SHORT EXERCISE:
Keep the images out and copy every entry below exactly.
'''
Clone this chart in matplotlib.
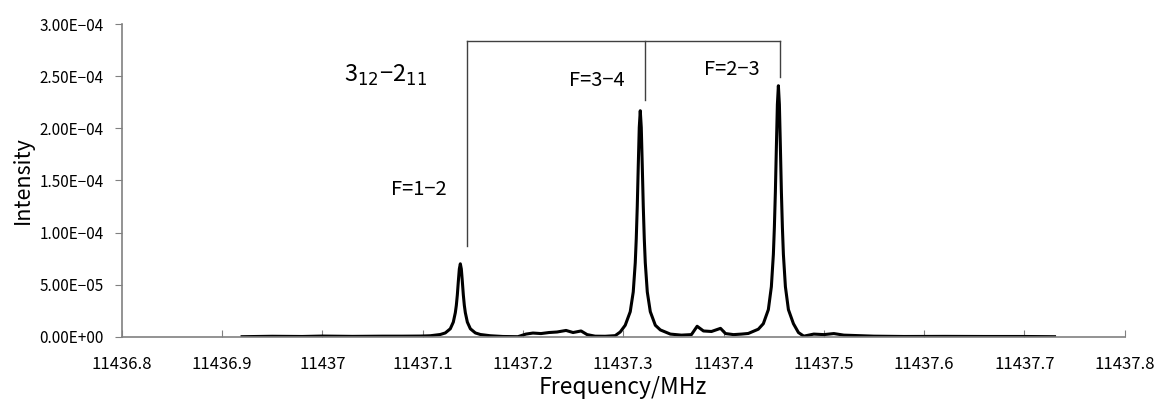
import numpy as np
import matplotlib.pyplot as plt

plt.rcParams['font.family'] = ['Noto Sans CJK JP', 'DejaVu Sans']

# Spektrum (Frequenz in MHz, Intensität in Einheiten von 1E-05)
freq = [
    11436.920, 11436.950, 11436.980, 11437.000, 11437.030, 11437.060, 11437.080,
    11437.0976, 11437.1076, 11437.1176, 11437.1226, 11437.1276, 11437.1306, 11437.1326,
    11437.1336, 11437.1346, 11437.1356, 11437.1366, 11437.1376, 11437.1386, 11437.1396,
    11437.1406, 11437.1416, 11437.1426, 11437.1446, 11437.1476, 11437.1526, 11437.1576,
    11437.1676, 11437.180, 11437.195, 11437.203, 11437.210, 11437.218, 11437.226,
    11437.234, 11437.243, 11437.250, 11437.258, 11437.264, 11437.272, 11437.282,
    11437.292, 11437.297, 11437.302, 11437.307, 11437.310, 11437.312, 11437.313,
    11437.314, 11437.315, 11437.316, 11437.317, 11437.318, 11437.319, 11437.320,
    11437.321, 11437.322, 11437.324, 11437.327, 11437.332, 11437.337, 11437.347,
    11437.358, 11437.368, 11437.3737, 11437.380, 11437.388, 11437.397, 11437.402,
    11437.410, 11437.418, 11437.4247, 11437.4347, 11437.4397, 11437.4447, 11437.4477,
    11437.4497, 11437.4507, 11437.4517, 11437.4527, 11437.4537, 11437.4547, 11437.4557,
    11437.4567, 11437.4577, 11437.4587, 11437.4597, 11437.4617, 11437.4647, 11437.4697,
    11437.4747, 11437.480, 11437.490, 11437.500, 11437.510, 11437.520, 11437.535,
    11437.550, 11437.580, 11437.620, 11437.660, 11437.700, 11437.730,
]
intensity = [
    0.00, 0.04, 0.02, 0.06, 0.03, 0.05, 0.05,
    0.06, 0.09, 0.21, 0.36, 0.76, 1.4, 2.3,
    3.0, 4.0, 5.3, 6.5, 7.0, 6.5, 5.3,
    4.0, 3.0, 2.3, 1.4, 0.76, 0.36, 0.21,
    0.09, 0.02, 0.00, 0.25, 0.35, 0.30, 0.40,
    0.45, 0.60, 0.40, 0.55, 0.20, 0.05, 0.04,
    0.10, 0.45, 1.1, 2.4, 4.3, 7.1, 9.4,
    12.5, 16.4, 20.1, 21.7, 20.1, 16.4, 12.5,
    9.4, 7.1, 4.3, 2.4, 1.1, 0.65, 0.25,
    0.15, 0.20, 1.00, 0.55, 0.50, 0.80, 0.30,
    0.20, 0.25, 0.31, 0.72, 1.25, 2.6, 4.8,
    7.9, 10.5, 13.9, 18.2, 22.3, 24.1, 22.3,
    18.2, 13.9, 10.5, 7.9, 4.8, 2.6, 1.25,
    0.40, 0.05, 0.25, 0.20, 0.30, 0.15, 0.10,
    0.05, 0.02, 0.03, 0.02, 0.02, 0.00,
]

x_ticks = [11436.8, 11436.9, 11437.0, 11437.1, 11437.2, 11437.3, 11437.4,
           11437.5, 11437.6, 11437.7, 11437.8]
x_tick_labels = ["11436.8", "11436.9", "11437", "11437.1", "11437.2", "11437.3",
                 "11437.4", "11437.5", "11437.6", "11437.7", "11437.8"]
y_ticks = [0, 5e-5, 1e-4, 1.5e-4, 2e-4, 2.5e-4, 3e-4]
y_tick_labels = ["0.00E+00", "5.00E-05", "1.00E-04", "1.50E-04", "2.00E-04",
                 "2.50E-04", "3.00E-04"]

# Zuordnung: Klammer über den Linien
bracket_x = [11437.1445, 11437.3215, 11437.4566]
bracket_bottom = [0.872e-4, 2.27e-4, 2.49e-4]
bracket_top = 2.837e-4

fig = plt.figure(figsize=(11.57, 4.04), dpi=100)
ax = fig.add_axes([0.1052, 0.1666, 0.8669, 0.7733])

ax.plot(freq, np.array(intensity) * 1e-5, color="black", linewidth=2.2)

# Klammer
ax.plot([bracket_x[0], bracket_x[-1]], [bracket_top, bracket_top], color="#404040", linewidth=1)
for bx, bb in zip(bracket_x, bracket_bottom):
    ax.plot([bx, bx], [bb, bracket_top], color="#404040", linewidth=1)

ax.text(11437.063, 2.511e-4, "3$_{12}$\u22122$_{11}$", fontsize=17, ha="center", va="center")
ax.text(11437.0958, 1.409e-4, "F=1\u22122", fontsize=14.5, ha="center", va="center")
ax.text(11437.274, 2.463e-4, "F=3\u22124", fontsize=14.5, ha="center", va="center")
ax.text(11437.4086, 2.564e-4, "F=2\u22123", fontsize=14.5, ha="center", va="center")

ax.set_xlim(11436.8, 11437.8)
ax.set_ylim(0, 3e-4)
ax.set_xticks(x_ticks)
ax.set_xticklabels(x_tick_labels, fontsize=12)
ax.set_yticks(y_ticks)
ax.set_yticklabels([s.replace("-", "\u2212") for s in y_tick_labels], fontsize=11)
ax.tick_params(axis="x", direction="in", length=5, color="#808080", pad=14)
ax.tick_params(axis="y", direction="out", length=5, color="#808080", pad=8)

for side in ["top", "right"]:
    ax.spines[side].set_visible(False)
for side in ["left", "bottom"]:
    ax.spines[side].set_color("#808080")
    ax.spines[side].set_linewidth(1.2)

ax.set_xlabel("Frequency/MHz", fontsize=16.5, labelpad=2)
ax.set_ylabel("Intensity", fontsize=15.5, labelpad=4)

fig.savefig("out.png", dpi=100)
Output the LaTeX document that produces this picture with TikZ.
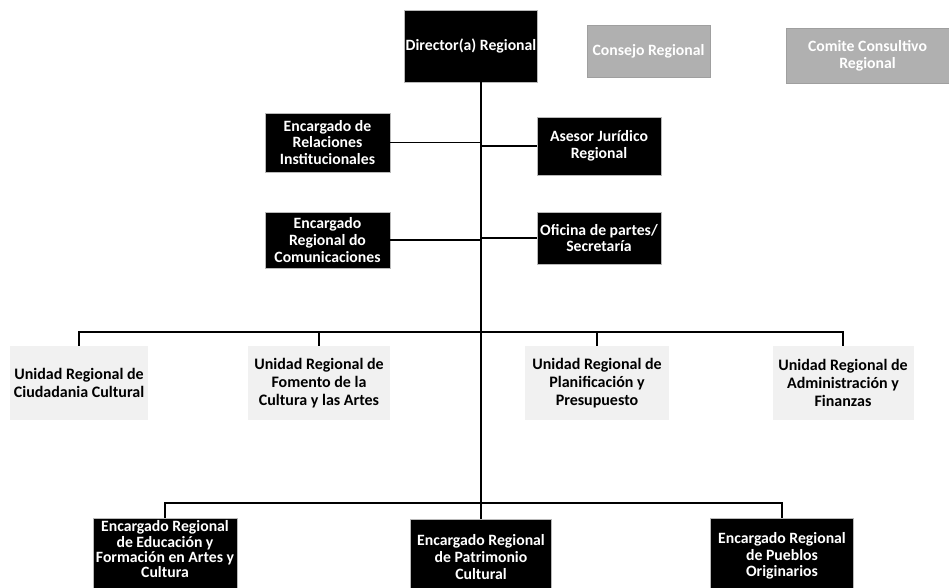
'''
FULL OUTPUT:
Clone this chart in matplotlib.
import numpy as np
import matplotlib.pyplot as plt

plt.rcParams['font.family'] = ['Noto Sans CJK JP', 'DejaVu Sans']

# Spektrum (Frequenz in MHz, Intensität in Einheiten von 1E-05)
freq = [
    11436.920, 11436.950, 11436.980, 11437.000, 11437.030, 11437.060, 11437.080,
    11437.0976, 11437.1076, 11437.1176, 11437.1226, 11437.1276, 11437.1306, 11437.1326,
    11437.1336, 11437.1346, 11437.1356, 11437.1366, 11437.1376, 11437.1386, 11437.1396,
    11437.1406, 11437.1416, 11437.1426, 11437.1446, 11437.1476, 11437.1526, 11437.1576,
    11437.1676, 11437.180, 11437.195, 11437.203, 11437.210, 11437.218, 11437.226,
    11437.234, 11437.243, 11437.250, 11437.258, 11437.264, 11437.272, 11437.282,
    11437.292, 11437.297, 11437.302, 11437.307, 11437.310, 11437.312, 11437.313,
    11437.314, 11437.315, 11437.316, 11437.317, 11437.318, 11437.319, 11437.320,
    11437.321, 11437.322, 11437.324, 11437.327, 11437.332, 11437.337, 11437.347,
    11437.358, 11437.368, 11437.3737, 11437.380, 11437.388, 11437.397, 11437.402,
    11437.410, 11437.418, 11437.4247, 11437.4347, 11437.4397, 11437.4447, 11437.4477,
    11437.4497, 11437.4507, 11437.4517, 11437.4527, 11437.4537, 11437.4547, 11437.4557,
    11437.4567, 11437.4577, 11437.4587, 11437.4597, 11437.4617, 11437.4647, 11437.4697,
    11437.4747, 11437.480, 11437.490, 11437.500, 11437.510, 11437.520, 11437.535,
    11437.550, 11437.580, 11437.620, 11437.660, 11437.700, 11437.730,
]
intensity = [
    0.00, 0.04, 0.02, 0.06, 0.03, 0.05, 0.05,
    0.06, 0.09, 0.21, 0.36, 0.76, 1.4, 2.3,
    3.0, 4.0, 5.3, 6.5, 7.0, 6.5, 5.3,
    4.0, 3.0, 2.3, 1.4, 0.76, 0.36, 0.21,
    0.09, 0.02, 0.00, 0.25, 0.35, 0.30, 0.40,
    0.45, 0.60, 0.40, 0.55, 0.20, 0.05, 0.04,
    0.10, 0.45, 1.1, 2.4, 4.3, 7.1, 9.4,
    12.5, 16.4, 20.1, 21.7, 20.1, 16.4, 12.5,
    9.4, 7.1, 4.3, 2.4, 1.1, 0.65, 0.25,
    0.15, 0.20, 1.00, 0.55, 0.50, 0.80, 0.30,
    0.20, 0.25, 0.31, 0.72, 1.25, 2.6, 4.8,
    7.9, 10.5, 13.9, 18.2, 22.3, 24.1, 22.3,
    18.2, 13.9, 10.5, 7.9, 4.8, 2.6, 1.25,
    0.40, 0.05, 0.25, 0.20, 0.30, 0.15, 0.10,
    0.05, 0.02, 0.03, 0.02, 0.02, 0.00,
]

x_ticks = [11436.8, 11436.9, 11437.0, 11437.1, 11437.2, 11437.3, 11437.4,
           11437.5, 11437.6, 11437.7, 11437.8]
x_tick_labels = ["11436.8", "11436.9", "11437", "11437.1", "11437.2", "11437.3",
                 "11437.4", "11437.5", "11437.6", "11437.7", "11437.8"]
y_ticks = [0, 5e-5, 1e-4, 1.5e-4, 2e-4, 2.5e-4, 3e-4]
y_tick_labels = ["0.00E+00", "5.00E-05", "1.00E-04", "1.50E-04", "2.00E-04",
                 "2.50E-04", "3.00E-04"]

# Zuordnung: Klammer über den Linien
bracket_x = [11437.1445, 11437.3215, 11437.4566]
bracket_bottom = [0.872e-4, 2.27e-4, 2.49e-4]
bracket_top = 2.837e-4

fig = plt.figure(figsize=(11.57, 4.04), dpi=100)
ax = fig.add_axes([0.1052, 0.1666, 0.8669, 0.7733])

ax.plot(freq, np.array(intensity) * 1e-5, color="black", linewidth=2.2)

# Klammer
ax.plot([bracket_x[0], bracket_x[-1]], [bracket_top, bracket_top], color="#404040", linewidth=1)
for bx, bb in zip(bracket_x, bracket_bottom):
    ax.plot([bx, bx], [bb, bracket_top], color="#404040", linewidth=1)

ax.text(11437.063, 2.511e-4, "3$_{12}$\u22122$_{11}$", fontsize=17, ha="center", va="center")
ax.text(11437.0958, 1.409e-4, "F=1\u22122", fontsize=14.5, ha="center", va="center")
ax.text(11437.274, 2.463e-4, "F=3\u22124", fontsize=14.5, ha="center", va="center")
ax.text(11437.4086, 2.564e-4, "F=2\u22123", fontsize=14.5, ha="center", va="center")

ax.set_xlim(11436.8, 11437.8)
ax.set_ylim(0, 3e-4)
ax.set_xticks(x_ticks)
ax.set_xticklabels(x_tick_labels, fontsize=12)
ax.set_yticks(y_ticks)
ax.set_yticklabels([s.replace("-", "\u2212") for s in y_tick_labels], fontsize=11)
ax.tick_params(axis="x", direction="in", length=5, color="#808080", pad=14)
ax.tick_params(axis="y", direction="out", length=5, color="#808080", pad=8)

for side in ["top", "right"]:
    ax.spines[side].set_visible(False)
for side in ["left", "bottom"]:
    ax.spines[side].set_color("#808080")
    ax.spines[side].set_linewidth(1.2)

ax.set_xlabel("Frequency/MHz", fontsize=16.5, labelpad=2)
ax.set_ylabel("Intensity", fontsize=15.5, labelpad=4)

fig.savefig("out.png", dpi=100)
Output the LaTeX document that produces this picture with TikZ.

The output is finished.